─── Collected data
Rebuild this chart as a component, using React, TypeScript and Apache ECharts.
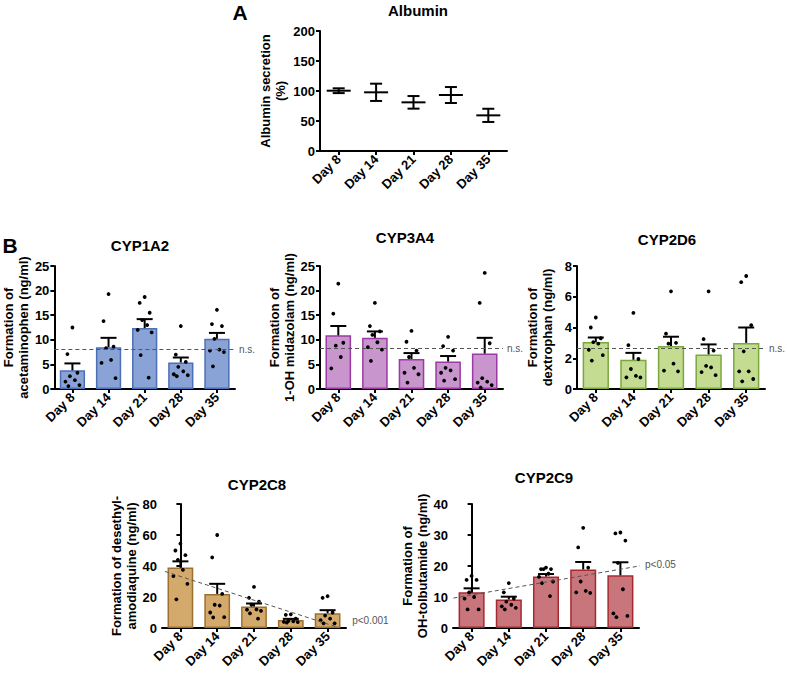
import React, { useEffect, useRef } from "react";
import * as echarts from "echarts";

const FONT = '"Liberation Sans", Arial, sans-serif';

const days = ["Day 8", "Day 14", "Day 21", "Day 28", "Day 35"];

// Panel A
const albuminMean = [100.5, 97.8, 81.1, 93.3, 59.4];
const albuminErr = [4, 14.4, 10.5, 13.3, 11];

// CYP1A2
const cyp1a2Mean = [3.8, 8.5, 12.4, 5.4, 10.2];
const cyp1a2Sem = [1.4, 1.9, 1.8, 1.0, 1.2];
const cyp1a2Pts = [
  [12.5, 7.1, 3.3, 2.6, 1.8, 1.5, 0.8, 0.6],
  [19.3, 13.8, 8.6, 8.3, 5.9, 5.3, 2.2],
  [18.7, 17.5, 15.5, 14.0, 13.0, 12.0, 11.5, 6.9, 2.3],
  [12.8, 7.0, 5.5, 4.5, 3.6, 3.0, 2.8, 2.6],
  [16.1, 13.2, 12.8, 10.2, 8.0, 7.8, 7.5, 4.6],
];
const cyp1a2Ref = 8.0;

// CYP3A4
const cyp3a4Mean = [10.9, 10.4, 6.1, 5.6, 7.2];
const cyp3a4Sem = [1.9, 1.3, 1.2, 1.1, 3.2];
const cyp3a4Pts = [
  [21.4, 15.3, 9.4, 8.8, 6.5, 4.2],
  [17.5, 12.8, 11.7, 11.0, 9.5, 8.5, 8.0, 5.7],
  [11.8, 9.6, 7.8, 6.5, 4.3, 3.3, 3.0, 1.3],
  [10.6, 8.7, 7.8, 4.3, 3.8, 3.3, 2.0, 1.7],
  [23.6, 17.5, 9.3, 2.2, 1.5, 1.3, 0.8, 0.3],
];
const cyp3a4Ref = 8.2;

// CYP2D6
const cyp2d6Mean = [3.05, 1.9, 2.8, 2.25, 3.0];
const cyp2d6Sem = [0.3, 0.45, 0.6, 0.65, 1.0];
const cyp2d6Pts = [
  [4.65, 4.0, 3.3, 3.05, 2.95, 2.55, 2.2, 1.85],
  [4.95, 2.85, 1.95, 1.3, 0.85, 0.75, 0.75],
  [6.35, 3.6, 3.0, 2.95, 1.65, 1.2, 1.15],
  [6.35, 3.25, 2.5, 1.5, 1.4, 1.1, 0.9],
  [7.35, 6.95, 4.15, 2.45, 1.15, 1.15, 0.65, 0.5],
];
const cyp2d6Ref = 2.65;

// CYP2C8
const cyp2c8Mean = [39, 22, 13.8, 5.2, 9.5];
const cyp2c8Sem = [4, 6.5, 2.0, 0.7, 2.0];
const cyp2c8Pts = [
  [54.5, 50, 47, 44, 37.5, 33.5, 28.5, 18.5],
  [60, 45.5, 22, 15, 14.5, 10, 7, 6.8],
  [26.5, 19.5, 17, 15, 12, 11.8, 11, 9.5, 6],
  [8.8, 8.5, 6, 4.5, 4.3, 4, 3.8, 3.5],
  [20.5, 19.5, 10, 8, 6, 5, 3, 3],
];
const cyp2c8Trend = [[-0.42, 36.5], [4.26, 0.6]];

// CYP2C9
const cyp2c9Mean = [11.5, 9.2, 16.6, 18.9, 17.0];
const cyp2c9Sem = [1.3, 0.9, 0.8, 2.4, 4.2];
const cyp2c9Pts = [
  [16.8, 15.5, 15.5, 11.5, 10, 9.5, 6, 6],
  [14.5, 11.5, 9.5, 8.5, 7.5, 7, 6.5, 6],
  [19.5, 19, 19, 19, 17.5, 16.5, 15, 14.5, 10.3],
  [32.3, 26, 19.5, 15, 12, 11.5, 11.3],
  [30.8, 30.5, 28.2, 21.0, 12.5, 4.7, 3.9, 3.5],
];
const cyp2c9Trend = [[-0.49, 9.65], [4.53, 20.05]];

const panels = [
  {
    title: "CYP1A2", yName: "Formation of\nacetaminophen (ng/ml)",
    mean: cyp1a2Mean, sem: cyp1a2Sem, pts: cyp1a2Pts, max: 25, interval: 5,
    fill: "#8aa3d6", border: "#4d6fb5", ref: cyp1a2Ref,
    grid: { left: 50, top: 266, width: 185, height: 123 }, tpos: [140, 245],
  },
  {
    title: "CYP3A4", yName: "Formation of\n1-OH midazolam (ng/ml)",
    mean: cyp3a4Mean, sem: cyp3a4Sem, pts: cyp3a4Pts, max: 25, interval: 5,
    fill: "#c895cc", border: "#9b3aa4", ref: cyp3a4Ref,
    grid: { left: 320, top: 266, width: 183, height: 123 }, tpos: [405, 237],
  },
  {
    title: "CYP2D6", yName: "Formation of\ndextrophan (ng/ml)",
    mean: cyp2d6Mean, sem: cyp2d6Sem, pts: cyp2d6Pts, max: 8, interval: 2,
    fill: "#c3dc92", border: "#7aa83c", ref: cyp2d6Ref,
    grid: { left: 577, top: 266, width: 188, height: 123 }, tpos: [667, 239],
  },
  {
    title: "CYP2C8", yName: "Formation of desethyl-\namodiaquine (ng/ml)",
    mean: cyp2c8Mean, sem: cyp2c8Sem, pts: cyp2c8Pts, max: 80, interval: 20,
    fill: "#d4aa6c", border: "#9c7030", trend: cyp2c8Trend, pLabel: "p<0.001", pOffset: [10, -7],
    grid: { left: 162, top: 504, width: 184, height: 124 }, tpos: [257, 484],
  },
  {
    title: "CYP2C9", yName: "Formation of\nOH-tolbutamide (ng/ml)",
    mean: cyp2c9Mean, sem: cyp2c9Sem, pts: cyp2c9Pts, max: 40, interval: 10,
    fill: "#c8767b", border: "#a52a30", trend: cyp2c9Trend, pLabel: "p<0.05", pOffset: [0, -1],
    grid: { left: 453, top: 504, width: 186, height: 124 }, tpos: [544, 477],
  },
];

const jit = [0, -5, 5, -2.5, 2.5, -7, 7, -4, 4];

function buildOption() {
  const grids: any[] = [{ left: 320, top: 31, width: 187, height: 120 }];
  const xAxes: any[] = [];
  const yAxes: any[] = [];
  const series: any[] = [];
  const graphics: any[] = [];

  const catAxis = (gridIndex: number) => ({
    type: "category", gridIndex, data: days,
    axisLine: { show: true, lineStyle: { color: "#000", width: 2 } },
    axisTick: { show: true, alignWithLabel: true, length: 4, lineStyle: { color: "#000", width: 2 } },
    axisLabel: { rotate: 45, color: "#000", fontWeight: "bold", fontSize: 13, fontFamily: FONT, margin: 6 },
  });
  const valAxis = (gridIndex: number, max: number, interval: number, name: string, gap: number) => ({
    type: "value", gridIndex, min: 0, max, interval,
    name, nameLocation: "middle", nameRotate: 90, nameGap: gap,
    nameTextStyle: { color: "#000", fontWeight: "bold", fontSize: 13, fontFamily: FONT, lineHeight: 15 },
    axisLine: { show: true, lineStyle: { color: "#000", width: 2 } },
    axisTick: { show: true, length: 4, lineStyle: { color: "#000", width: 2 } },
    axisLabel: { color: "#000", fontWeight: "bold", fontSize: 13, fontFamily: FONT, margin: 5 },
    splitLine: { show: false },
  });

  // Panel A
  xAxes.push(catAxis(0));
  yAxes.push(valAxis(0, 200, 50, "Albumin secretion\n(%)", 32));
  series.push({
    type: "custom", xAxisIndex: 0, yAxisIndex: 0,
    data: albuminMean.map((m, i) => [i, m, albuminErr[i]]),
    renderItem: (params: any, api: any) => {
      const i = api.value(0), m = api.value(1), e = api.value(2);
      const pm = api.coord([i, m]);
      const ph = api.coord([i, m + e]);
      const pl = api.coord([i, m - e]);
      const st = { stroke: "#000", lineWidth: 2 };
      return {
        type: "group",
        children: [
          { type: "line", shape: { x1: pm[0], y1: ph[1], x2: pm[0], y2: pl[1] }, style: st },
          { type: "line", shape: { x1: pm[0] - 6, y1: ph[1], x2: pm[0] + 6, y2: ph[1] }, style: st },
          { type: "line", shape: { x1: pm[0] - 6, y1: pl[1], x2: pm[0] + 6, y2: pl[1] }, style: st },
          { type: "line", shape: { x1: pm[0] - 12, y1: pm[1], x2: pm[0] + 12, y2: pm[1] }, style: st },
        ],
      };
    },
  });
  graphics.push({ type: "text", x: 418, y: 10, style: { text: "Albumin", font: `bold 15px ${FONT}`, fill: "#000", align: "center", verticalAlign: "middle", textAlign: "center", textVerticalAlign: "middle" } });
  graphics.push({ type: "text", x: 240, y: 12, style: { text: "A", font: `bold 21px ${FONT}`, fill: "#000", align: "center", verticalAlign: "middle", textAlign: "center", textVerticalAlign: "middle" } });
  graphics.push({ type: "text", x: 10, y: 245, style: { text: "B", font: `bold 21px ${FONT}`, fill: "#000", align: "center", verticalAlign: "middle", textAlign: "center", textVerticalAlign: "middle" } });

  panels.forEach((p: any, k: number) => {
    const gi = k + 1;
    grids.push(p.grid);
    const xi = xAxes.length;
    xAxes.push(catAxis(gi));
    const yi = yAxes.length;
    yAxes.push(valAxis(gi, p.max, p.interval, p.yName, 22));
    graphics.push({ type: "text", x: p.tpos[0], y: p.tpos[1], style: { text: p.title, font: `bold 15px ${FONT}`, fill: "#000", align: "center", verticalAlign: "middle", textAlign: "center", textVerticalAlign: "middle" } });

    const bar: any = {
      type: "bar", xAxisIndex: xi, yAxisIndex: yi, data: p.mean, barWidth: "70%", z: 2,
      itemStyle: { color: p.fill, borderColor: p.border, borderWidth: 1.5 },
    };
    if (p.ref !== undefined) {
      bar.markLine = {
        silent: true, symbol: ["none", "none"], animation: false,
        data: [{ yAxis: p.ref }],
        lineStyle: { type: [4, 3], color: "#555", width: 1 },
        label: { show: true, position: "end", formatter: "n.s.", color: "#555", fontSize: 10, fontFamily: FONT, distance: 4 },
      };
    }
    series.push(bar);
    series.push({
      type: "custom", xAxisIndex: xi, yAxisIndex: yi, z: 3,
      data: p.mean.map((m: number, i: number) => [i, m, p.sem[i]]),
      renderItem: (params: any, api: any) => {
        const i = api.value(0), m = api.value(1), s = api.value(2);
        const p0 = api.coord([i, m]);
        const p1 = api.coord([i, m + s]);
        const st = { stroke: "#000", lineWidth: 2 };
        return {
          type: "group",
          children: [
            { type: "line", shape: { x1: p0[0], y1: p0[1], x2: p1[0], y2: p1[1] }, style: st },
            { type: "line", shape: { x1: p1[0] - 8, y1: p1[1], x2: p1[0] + 8, y2: p1[1] }, style: st },
          ],
        };
      },
    });
    const dots: any[] = [];
    p.pts.forEach((arr: number[], i: number) => arr.forEach((v, j) => dots.push([i, v, j])));
    series.push({
      type: "custom", xAxisIndex: xi, yAxisIndex: yi, z: 4, data: dots,
      renderItem: (params: any, api: any) => {
        const c = api.coord([api.value(0), api.value(1)]);
        const off = jit[api.value(2) % jit.length];
        return { type: "circle", shape: { cx: c[0] + off, cy: c[1], r: 1.9 }, style: { fill: "#000" } };
      },
    });
    if (p.trend) {
      const vxi = xAxes.length;
      xAxes.push({ type: "value", gridIndex: gi, min: -0.5, max: 4.5, show: false });
      series.push({
        type: "line", xAxisIndex: vxi, yAxisIndex: yi, data: p.trend, symbol: "none", clip: false, z: 5,
        lineStyle: { type: [4, 3], color: "#555", width: 1 },
        endLabel: { show: true, formatter: p.pLabel, color: "#555", fontSize: 10, fontFamily: FONT, offset: p.pOffset, distance: 5 },
      });
    }
  });

  return {
    animation: false,
    backgroundColor: "#fff",
    grid: grids,
    xAxis: xAxes,
    yAxis: yAxes,
    series,
    graphic: graphics,
  };
}

export default function App() {
  const ref = useRef<HTMLDivElement>(null);
  useEffect(() => {
    const chart = echarts.init(ref.current!, null, { renderer: "svg" });
    chart.setOption(buildOption() as any);
    return () => chart.dispose();
  }, []);
  return <div ref={ref} style={{ position: "absolute", left: 0, top: 0, width: 787, height: 673 }} />;
}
──────
* **Set task**: Pick out each line containing the string "React" and copy it.

* **Response below**:
Rebuild this chart as a component, using React, TypeScript and Apache ECharts.
import React, { useEffect, useRef } from "react";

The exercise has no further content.